旅行中に何を考えているかというと、一番多いのは何といっても食事のこと。あとは自分のいる場所と方角と財布の残額。同伴者へのご機嫌伺いも忘れていない。それから、余った時間に祖国のことなどを少しだけ。
出かける直前に、とある経済統計で、物価を加味した国民所得が、我が国は上から40数番目という数字を目にした。焼け野原から60余年、一体私たちはその間何をしていたのだろうかと愕然とする。でもって同じような場所に、旅先の国の名前が並んでいた。わたしは東の貧乏国から、西の貧乏国に旅行したというわけだ。
たしかに、かの国の失業率や生活の大変さなど考えると、日本と同じで暮らし向きは決して楽でないと感じる。だからといって、日本より数字的に豊かだとされるアジアの国々が快適かというとそうは思わない。なぜならば、国民所得は所詮フローのお話であり、ストックや金銭的評価の難しい部分などの価値は反映していないから。おまけに所得と生活の豊かさとは、ある程度の水準を超えると関係なくなるし。薄っぺらな成金の大豪邸より、手入れの行き届いた古い家の方が暮らしやすいことだってあるだろう。

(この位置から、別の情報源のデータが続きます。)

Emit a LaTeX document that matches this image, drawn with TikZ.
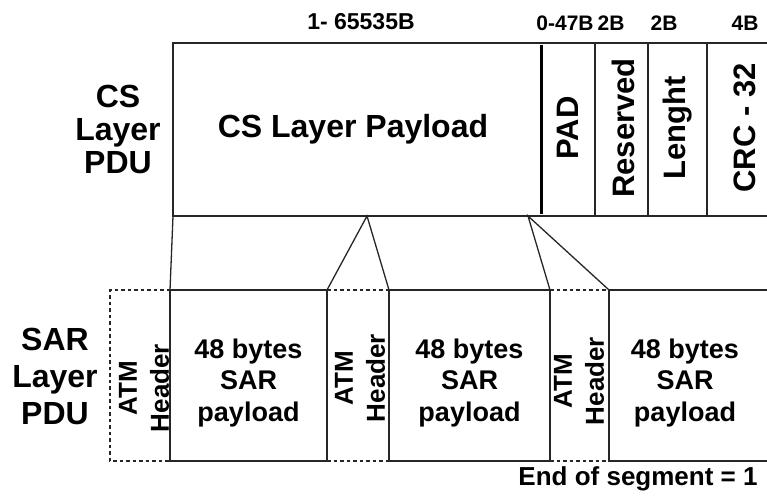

結局のところ、経済成長が続いているときに、国は社会資本を充実させ、社会的、文化的厚みを増やすことが必要であり、これらを怠れば長期的な繁栄は得られない。思うに日本は江戸時代、この国はブルボン朝やナポレオン時代の貯金がものをいっているのであり、そこに暮らす我々は遠い先祖の遺産に感謝すべきなのだ。今日の稼ぎを10年後、100年後の将来を見据えて使う、そうしなくてはならないのが国やリーダーの役割。だが、そのリーダー自身が、大切な稼ぎを自分たちの世代に使い果たそうとする始末・・・。と、こんな遠くに来てまで、いつもの悶々とする堂々巡りをしていた。旅は、人を憂鬱な社会批評家にする、のかもしれない。